• Goal:
Reproduce the lines below exactly, from the one containing "Give me the Plotly source for this chart." through the one containing "import plotly.graph_objects as go", both included. Leave out any pictures.

• Excerpted data:
★ ★ ★
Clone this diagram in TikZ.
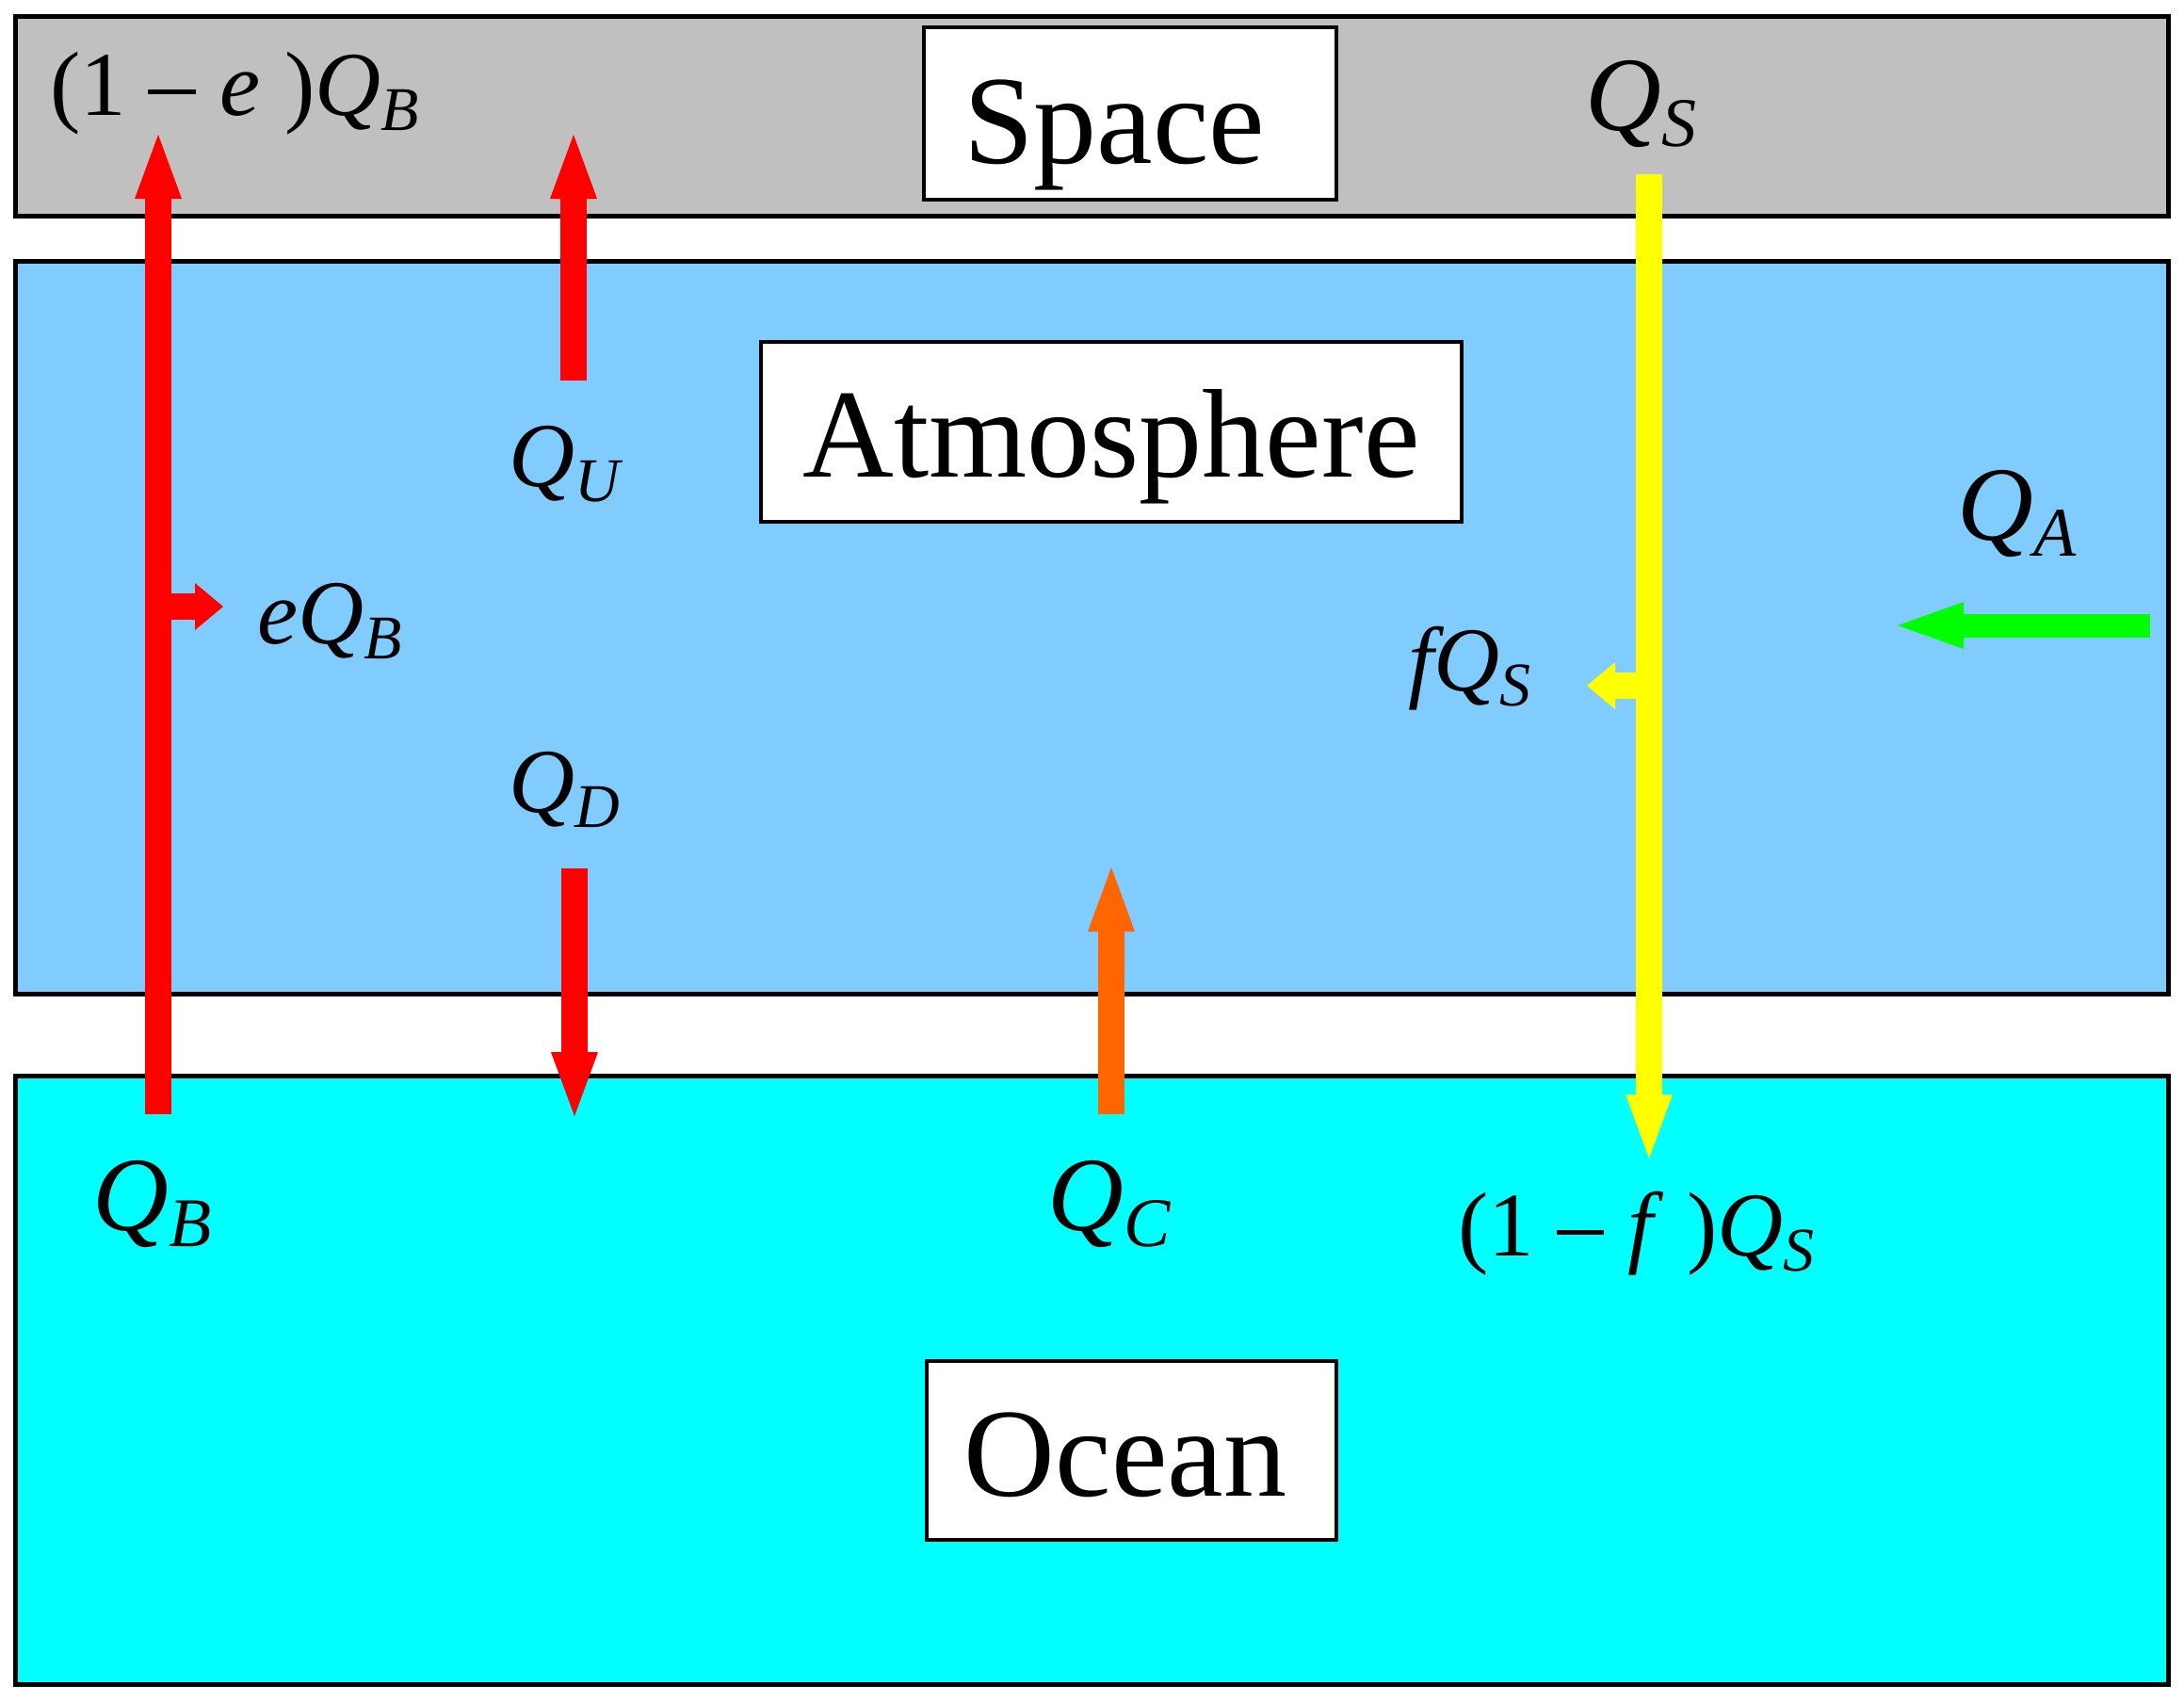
★ ★ ★
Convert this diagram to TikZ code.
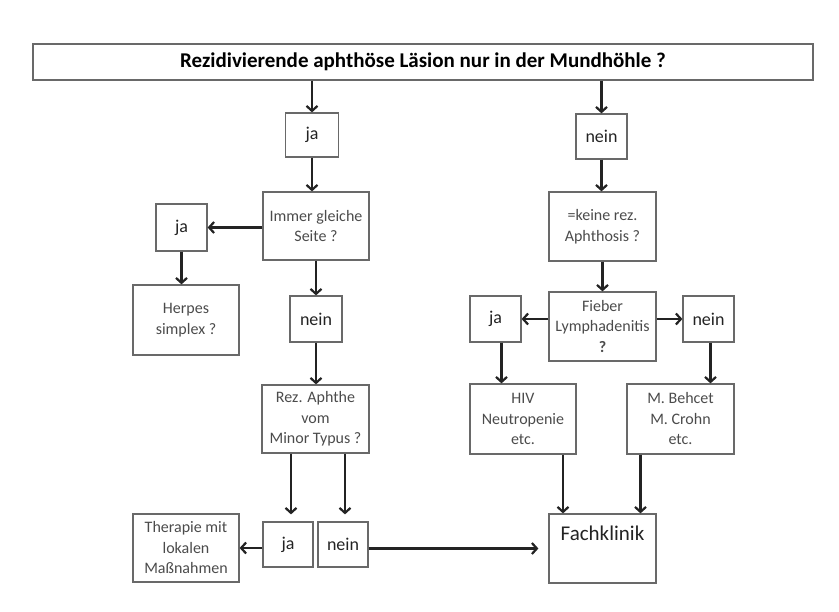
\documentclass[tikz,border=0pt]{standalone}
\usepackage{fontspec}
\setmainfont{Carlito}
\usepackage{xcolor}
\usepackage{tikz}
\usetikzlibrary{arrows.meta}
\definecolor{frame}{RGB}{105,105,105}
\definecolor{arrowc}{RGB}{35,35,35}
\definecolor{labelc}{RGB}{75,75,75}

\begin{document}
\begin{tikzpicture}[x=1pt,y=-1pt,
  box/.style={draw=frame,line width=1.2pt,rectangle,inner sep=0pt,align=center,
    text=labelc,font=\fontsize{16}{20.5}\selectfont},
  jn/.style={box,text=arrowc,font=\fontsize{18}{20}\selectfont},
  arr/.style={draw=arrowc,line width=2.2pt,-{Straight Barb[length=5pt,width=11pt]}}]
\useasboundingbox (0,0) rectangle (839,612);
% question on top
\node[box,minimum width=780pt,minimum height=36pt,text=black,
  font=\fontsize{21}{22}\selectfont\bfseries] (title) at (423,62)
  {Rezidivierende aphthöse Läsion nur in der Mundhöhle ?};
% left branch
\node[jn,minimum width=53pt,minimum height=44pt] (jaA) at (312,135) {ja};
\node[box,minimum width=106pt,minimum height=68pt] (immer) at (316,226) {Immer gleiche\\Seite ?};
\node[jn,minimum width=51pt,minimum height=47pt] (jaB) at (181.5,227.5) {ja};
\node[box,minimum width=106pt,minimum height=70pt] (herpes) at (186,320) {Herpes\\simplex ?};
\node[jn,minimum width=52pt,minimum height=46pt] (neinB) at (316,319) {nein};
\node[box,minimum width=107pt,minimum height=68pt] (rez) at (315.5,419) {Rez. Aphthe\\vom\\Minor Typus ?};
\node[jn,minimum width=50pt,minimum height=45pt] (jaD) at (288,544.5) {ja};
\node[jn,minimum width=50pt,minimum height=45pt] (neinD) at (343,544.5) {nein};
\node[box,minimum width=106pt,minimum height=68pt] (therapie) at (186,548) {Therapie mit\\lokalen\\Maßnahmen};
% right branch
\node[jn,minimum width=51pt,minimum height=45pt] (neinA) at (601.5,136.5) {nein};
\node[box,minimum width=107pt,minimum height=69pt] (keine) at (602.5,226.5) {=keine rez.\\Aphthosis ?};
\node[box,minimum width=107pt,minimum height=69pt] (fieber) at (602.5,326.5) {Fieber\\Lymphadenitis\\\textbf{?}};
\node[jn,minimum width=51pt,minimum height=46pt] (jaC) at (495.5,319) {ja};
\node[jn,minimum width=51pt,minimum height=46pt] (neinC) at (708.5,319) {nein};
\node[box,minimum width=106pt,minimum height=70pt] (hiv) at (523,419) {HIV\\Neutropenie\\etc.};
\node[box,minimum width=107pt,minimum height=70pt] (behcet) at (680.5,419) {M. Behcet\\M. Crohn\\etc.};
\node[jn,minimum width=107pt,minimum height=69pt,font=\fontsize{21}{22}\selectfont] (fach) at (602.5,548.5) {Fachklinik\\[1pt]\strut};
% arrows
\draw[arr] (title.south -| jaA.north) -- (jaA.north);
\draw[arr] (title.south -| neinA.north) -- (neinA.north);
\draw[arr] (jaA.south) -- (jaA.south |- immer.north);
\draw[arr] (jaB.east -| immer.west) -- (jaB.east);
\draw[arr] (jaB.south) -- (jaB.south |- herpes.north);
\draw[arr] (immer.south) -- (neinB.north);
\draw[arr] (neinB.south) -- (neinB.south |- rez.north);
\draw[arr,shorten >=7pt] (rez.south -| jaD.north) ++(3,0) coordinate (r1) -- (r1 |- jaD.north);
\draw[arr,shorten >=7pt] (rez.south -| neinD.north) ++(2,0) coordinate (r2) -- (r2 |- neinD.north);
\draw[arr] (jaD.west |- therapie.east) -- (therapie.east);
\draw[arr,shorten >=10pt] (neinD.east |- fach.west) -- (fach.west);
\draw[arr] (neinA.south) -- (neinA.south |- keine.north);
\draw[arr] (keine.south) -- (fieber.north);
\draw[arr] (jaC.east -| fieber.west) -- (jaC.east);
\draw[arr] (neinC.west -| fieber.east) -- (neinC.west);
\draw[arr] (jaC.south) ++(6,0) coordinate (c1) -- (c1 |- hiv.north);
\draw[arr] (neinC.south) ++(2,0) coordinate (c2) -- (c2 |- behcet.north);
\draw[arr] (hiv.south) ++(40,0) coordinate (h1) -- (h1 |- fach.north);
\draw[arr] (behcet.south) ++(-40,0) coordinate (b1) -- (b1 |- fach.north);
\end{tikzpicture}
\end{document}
★ ★ ★
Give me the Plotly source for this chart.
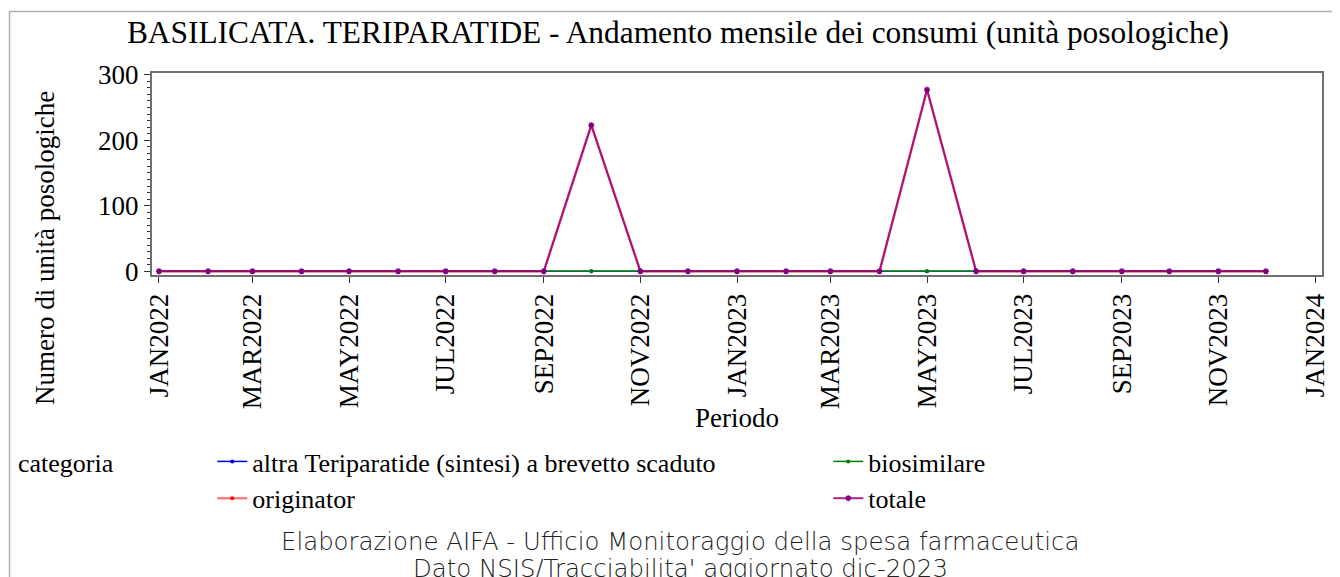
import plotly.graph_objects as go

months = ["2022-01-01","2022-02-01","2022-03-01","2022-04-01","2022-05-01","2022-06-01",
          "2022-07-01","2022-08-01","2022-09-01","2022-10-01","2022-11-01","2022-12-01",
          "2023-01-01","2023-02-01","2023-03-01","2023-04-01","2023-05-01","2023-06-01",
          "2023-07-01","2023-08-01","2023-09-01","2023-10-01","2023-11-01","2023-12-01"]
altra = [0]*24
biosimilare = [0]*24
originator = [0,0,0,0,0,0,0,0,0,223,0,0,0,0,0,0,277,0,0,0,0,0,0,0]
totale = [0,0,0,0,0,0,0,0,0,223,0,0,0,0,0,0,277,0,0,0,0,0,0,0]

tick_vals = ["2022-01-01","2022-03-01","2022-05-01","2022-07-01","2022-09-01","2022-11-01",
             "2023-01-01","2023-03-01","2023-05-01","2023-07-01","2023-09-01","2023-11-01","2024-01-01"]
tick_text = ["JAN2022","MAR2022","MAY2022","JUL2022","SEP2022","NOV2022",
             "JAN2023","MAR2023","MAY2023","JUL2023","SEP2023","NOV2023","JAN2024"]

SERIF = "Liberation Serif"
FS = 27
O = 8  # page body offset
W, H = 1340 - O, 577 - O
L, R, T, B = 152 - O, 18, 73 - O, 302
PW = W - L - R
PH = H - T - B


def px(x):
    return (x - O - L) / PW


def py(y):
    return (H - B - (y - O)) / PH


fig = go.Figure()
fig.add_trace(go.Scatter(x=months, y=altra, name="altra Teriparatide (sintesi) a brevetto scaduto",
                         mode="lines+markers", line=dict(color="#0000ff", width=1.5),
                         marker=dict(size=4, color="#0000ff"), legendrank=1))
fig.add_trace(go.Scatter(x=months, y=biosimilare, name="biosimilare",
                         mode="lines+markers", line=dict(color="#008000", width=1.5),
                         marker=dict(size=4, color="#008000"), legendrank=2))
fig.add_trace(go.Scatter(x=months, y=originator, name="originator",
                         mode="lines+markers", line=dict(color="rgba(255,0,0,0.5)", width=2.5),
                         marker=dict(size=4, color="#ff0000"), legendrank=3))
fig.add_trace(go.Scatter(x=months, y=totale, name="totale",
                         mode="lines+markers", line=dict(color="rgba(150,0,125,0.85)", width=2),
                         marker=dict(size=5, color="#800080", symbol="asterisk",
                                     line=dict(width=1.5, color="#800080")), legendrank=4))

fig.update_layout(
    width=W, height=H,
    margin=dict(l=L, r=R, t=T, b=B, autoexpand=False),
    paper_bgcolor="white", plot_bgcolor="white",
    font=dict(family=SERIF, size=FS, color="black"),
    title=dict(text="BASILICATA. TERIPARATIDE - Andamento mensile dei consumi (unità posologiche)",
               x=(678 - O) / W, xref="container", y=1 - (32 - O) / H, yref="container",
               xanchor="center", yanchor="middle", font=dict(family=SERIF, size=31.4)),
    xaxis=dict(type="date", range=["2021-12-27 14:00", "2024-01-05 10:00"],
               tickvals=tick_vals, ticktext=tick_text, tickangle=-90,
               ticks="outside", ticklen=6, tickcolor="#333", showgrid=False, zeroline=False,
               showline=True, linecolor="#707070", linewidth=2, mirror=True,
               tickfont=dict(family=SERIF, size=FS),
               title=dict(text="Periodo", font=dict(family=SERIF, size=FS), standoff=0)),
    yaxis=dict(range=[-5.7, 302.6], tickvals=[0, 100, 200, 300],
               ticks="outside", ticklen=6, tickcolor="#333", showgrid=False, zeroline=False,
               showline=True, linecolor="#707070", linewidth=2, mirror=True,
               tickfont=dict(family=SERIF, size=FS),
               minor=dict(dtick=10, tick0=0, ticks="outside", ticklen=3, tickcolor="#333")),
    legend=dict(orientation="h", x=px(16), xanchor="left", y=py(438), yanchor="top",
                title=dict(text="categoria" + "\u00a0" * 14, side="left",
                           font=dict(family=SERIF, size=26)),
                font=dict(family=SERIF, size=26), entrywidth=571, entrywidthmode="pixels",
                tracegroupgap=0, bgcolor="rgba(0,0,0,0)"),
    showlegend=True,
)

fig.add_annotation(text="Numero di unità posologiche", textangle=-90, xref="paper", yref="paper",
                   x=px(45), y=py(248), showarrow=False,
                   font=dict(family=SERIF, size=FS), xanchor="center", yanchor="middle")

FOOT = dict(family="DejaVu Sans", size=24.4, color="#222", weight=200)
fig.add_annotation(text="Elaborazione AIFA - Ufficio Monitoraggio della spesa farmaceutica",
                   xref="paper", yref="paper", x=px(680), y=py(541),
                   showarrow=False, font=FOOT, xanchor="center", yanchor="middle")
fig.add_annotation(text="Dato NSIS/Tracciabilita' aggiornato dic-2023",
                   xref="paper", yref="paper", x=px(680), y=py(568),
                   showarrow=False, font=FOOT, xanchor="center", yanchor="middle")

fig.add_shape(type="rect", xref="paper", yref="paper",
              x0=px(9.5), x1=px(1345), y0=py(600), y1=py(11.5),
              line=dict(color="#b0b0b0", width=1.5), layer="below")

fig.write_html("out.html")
★ ★ ★
• The completed task:
Give me the Plotly source for this chart.
import plotly.graph_objects as go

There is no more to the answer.